UA-GEC: Grammatical Error Correction and Fluency Corpus for the Ukrainian Language

Overview

UA-GEC: Grammatical Error Correction and Fluency Corpus for the Ukrainian Language

This repository contains UA-GEC data and an accompanying Python library.

Data

All corpus data and metadata stay under the ./data. It has two subfolders for train and test splits

Each split (train and test) has further subfolders for different data representations:

./data/{train,test}/annotated stores documents in the annotated format

./data/{train,test}/source and ./data/{train,test}/target store the original and the corrected versions of documents. Text files in these directories are plain text with no annotation markup. These files were produced from the annotated data and are, in some way, redundant. We keep them because this format is convenient in some use cases.

Metadata

./data/metadata.csv stores per-document metadata. It's a CSV file with the following fields:

  • id (str): document identifier.
  • author_id (str): document author identifier.
  • is_native (int): 1 if the author is native-speaker, 0 otherwise
  • region (str): the author's region of birth. A special value "Інше" is used both for authors who were born outside Ukraine and authors who preferred not to specify their region.
  • gender (str): could be "Жіноча" (female), "Чоловіча" (male), or "Інша" (other).
  • occupation (str): one of "Технічна", "Гуманітарна", "Природнича", "Інша"
  • submission_type (str): one of "essay", "translation", or "text_donation"
  • source_language (str): for submissions of the "translation" type, this field indicates the source language of the translated text.
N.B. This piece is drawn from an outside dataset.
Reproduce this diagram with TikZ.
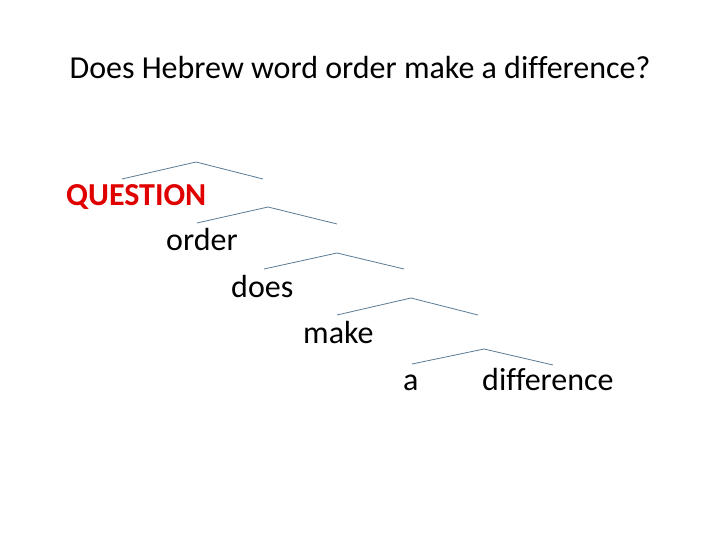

Possible values are "de", "en", "fr", "ru", and "pl".
  • annotator_id (int): ID of the annotator who corrected the document.
  • partition (str): one of "test" or "train"
  • is_sensitive (int): 1 if the document contains profanity or offensive language

Annotation format

Annotated files are text files that use the following in-text annotation format: {error=>edit:::error_type=Tag}, where error and edit stand for the text item before and after correction respectively, and Tag denotes an error category (Grammar, Spelling, Punctuation, or Fluency).

Example of an annotated sentence:

    I {likes=>like:::error_type=Grammar} turtles.
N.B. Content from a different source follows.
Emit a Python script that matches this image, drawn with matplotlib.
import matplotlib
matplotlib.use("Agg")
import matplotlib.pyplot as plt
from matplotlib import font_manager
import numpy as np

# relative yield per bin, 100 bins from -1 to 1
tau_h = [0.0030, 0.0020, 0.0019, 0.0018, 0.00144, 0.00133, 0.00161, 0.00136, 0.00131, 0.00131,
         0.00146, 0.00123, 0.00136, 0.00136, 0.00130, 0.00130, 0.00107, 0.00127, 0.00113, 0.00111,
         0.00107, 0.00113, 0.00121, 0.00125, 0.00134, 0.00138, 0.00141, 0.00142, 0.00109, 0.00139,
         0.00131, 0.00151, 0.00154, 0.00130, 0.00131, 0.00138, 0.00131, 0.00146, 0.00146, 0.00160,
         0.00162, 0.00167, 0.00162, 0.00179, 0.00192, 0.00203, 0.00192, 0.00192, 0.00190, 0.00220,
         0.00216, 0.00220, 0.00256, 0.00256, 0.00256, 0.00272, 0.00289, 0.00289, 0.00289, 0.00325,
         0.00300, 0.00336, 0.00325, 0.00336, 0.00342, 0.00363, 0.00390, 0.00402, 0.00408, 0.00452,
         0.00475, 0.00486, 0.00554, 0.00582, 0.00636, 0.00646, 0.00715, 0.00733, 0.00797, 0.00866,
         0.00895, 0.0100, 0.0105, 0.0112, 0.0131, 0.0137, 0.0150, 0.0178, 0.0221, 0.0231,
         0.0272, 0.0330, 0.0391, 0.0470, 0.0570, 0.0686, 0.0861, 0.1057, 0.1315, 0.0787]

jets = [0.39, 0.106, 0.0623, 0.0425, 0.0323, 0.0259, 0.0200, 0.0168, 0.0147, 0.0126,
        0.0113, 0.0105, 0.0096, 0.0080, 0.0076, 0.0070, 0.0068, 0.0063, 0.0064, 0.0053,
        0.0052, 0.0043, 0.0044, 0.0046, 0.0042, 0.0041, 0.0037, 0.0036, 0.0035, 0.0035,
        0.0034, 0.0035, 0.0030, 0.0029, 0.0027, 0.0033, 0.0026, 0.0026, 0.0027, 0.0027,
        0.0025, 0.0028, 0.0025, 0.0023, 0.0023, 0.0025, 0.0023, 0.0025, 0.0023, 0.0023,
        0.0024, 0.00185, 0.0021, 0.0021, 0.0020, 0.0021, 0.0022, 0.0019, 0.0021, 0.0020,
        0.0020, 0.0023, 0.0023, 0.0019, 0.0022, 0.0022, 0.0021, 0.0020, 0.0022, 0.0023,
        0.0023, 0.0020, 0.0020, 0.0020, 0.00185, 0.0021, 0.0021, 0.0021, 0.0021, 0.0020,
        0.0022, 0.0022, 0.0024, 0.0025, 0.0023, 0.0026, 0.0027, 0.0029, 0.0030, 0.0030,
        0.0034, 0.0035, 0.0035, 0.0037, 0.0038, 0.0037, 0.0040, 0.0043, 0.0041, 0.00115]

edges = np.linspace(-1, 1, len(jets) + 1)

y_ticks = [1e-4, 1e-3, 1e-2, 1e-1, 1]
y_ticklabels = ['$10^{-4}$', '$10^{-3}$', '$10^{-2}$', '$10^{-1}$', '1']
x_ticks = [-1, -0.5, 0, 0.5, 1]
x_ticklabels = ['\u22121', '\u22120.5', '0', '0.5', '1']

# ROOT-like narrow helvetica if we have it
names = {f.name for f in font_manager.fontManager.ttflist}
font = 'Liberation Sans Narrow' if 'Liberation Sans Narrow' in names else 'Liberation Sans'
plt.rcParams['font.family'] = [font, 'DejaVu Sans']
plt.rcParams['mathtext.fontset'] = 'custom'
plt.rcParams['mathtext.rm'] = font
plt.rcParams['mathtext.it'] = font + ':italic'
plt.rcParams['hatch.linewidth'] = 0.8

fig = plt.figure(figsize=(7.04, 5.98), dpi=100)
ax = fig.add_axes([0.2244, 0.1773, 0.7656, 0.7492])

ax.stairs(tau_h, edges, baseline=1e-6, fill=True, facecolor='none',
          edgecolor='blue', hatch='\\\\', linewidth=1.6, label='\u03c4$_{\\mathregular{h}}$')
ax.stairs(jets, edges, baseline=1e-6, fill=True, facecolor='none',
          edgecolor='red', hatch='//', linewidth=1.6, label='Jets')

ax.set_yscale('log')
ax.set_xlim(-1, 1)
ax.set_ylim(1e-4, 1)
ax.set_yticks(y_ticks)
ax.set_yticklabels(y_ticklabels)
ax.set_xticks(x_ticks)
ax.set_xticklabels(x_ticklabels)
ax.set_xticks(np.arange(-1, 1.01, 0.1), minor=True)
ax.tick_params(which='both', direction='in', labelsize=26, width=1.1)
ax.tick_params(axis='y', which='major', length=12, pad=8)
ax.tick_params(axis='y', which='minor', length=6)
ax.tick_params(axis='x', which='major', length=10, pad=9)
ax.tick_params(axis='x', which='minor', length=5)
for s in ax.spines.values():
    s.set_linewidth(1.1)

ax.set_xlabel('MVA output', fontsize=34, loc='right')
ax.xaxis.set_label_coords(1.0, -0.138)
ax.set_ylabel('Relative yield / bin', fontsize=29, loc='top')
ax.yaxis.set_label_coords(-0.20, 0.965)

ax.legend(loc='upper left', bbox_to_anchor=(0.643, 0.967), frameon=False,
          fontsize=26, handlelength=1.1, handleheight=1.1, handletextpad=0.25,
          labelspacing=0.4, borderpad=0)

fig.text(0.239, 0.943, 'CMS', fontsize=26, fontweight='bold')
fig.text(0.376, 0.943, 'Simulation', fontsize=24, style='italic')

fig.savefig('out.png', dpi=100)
An accompanying Python package, ua_gec, provides many tools for working with annotated texts. See its documentation for details.

Train-test split

We expect users of the corpus to train and tune their models on the train split only. Feel free to further split it into train-dev (or use cross-validation).

Please use the test split only for reporting scores of your final model. In particular, never optimize on the test set. Do not tune hyperparameters on it. Do not use it for model selection in any way.

Next section lists the per-split statistics.

Statistics

UA-GEC contains:

Split Documents Sentences Tokens Authors
train 851 18,225 285,247 416
test 160 2,490 43,432 76
TOTAL 1,011 20,715 328,779 492

See stats.txt for detailed statistics generated by the following command (ua-gec must be installed first):

$ make stats

Python library

Alternatively to operating on data files directly, you may use a Python package called ua_gec. This package includes the data and has classes to iterate over documents, read metadata, work with annotations, etc.

Getting started

The package can be easily installed by pip:

    $ pip install ua_gec==1.1

Alternatively, you can install it from the source code:

    $ cd python
    $ python setup.py develop

Iterating through corpus

Once installed, you may get annotated documents from the Python code:

    
    >>> from ua_gec import Corpus
    >>> corpus = Corpus(partition="train")
    >>> for doc in corpus:
    ...     print(doc.source)         # "I likes it."
    ...     print(doc.target)         # "I like it."
    ...     print(doc.annotated)      # <AnnotatedText("I {likes=>like} it.")
    ...     print(doc.meta.region)    # "Київська"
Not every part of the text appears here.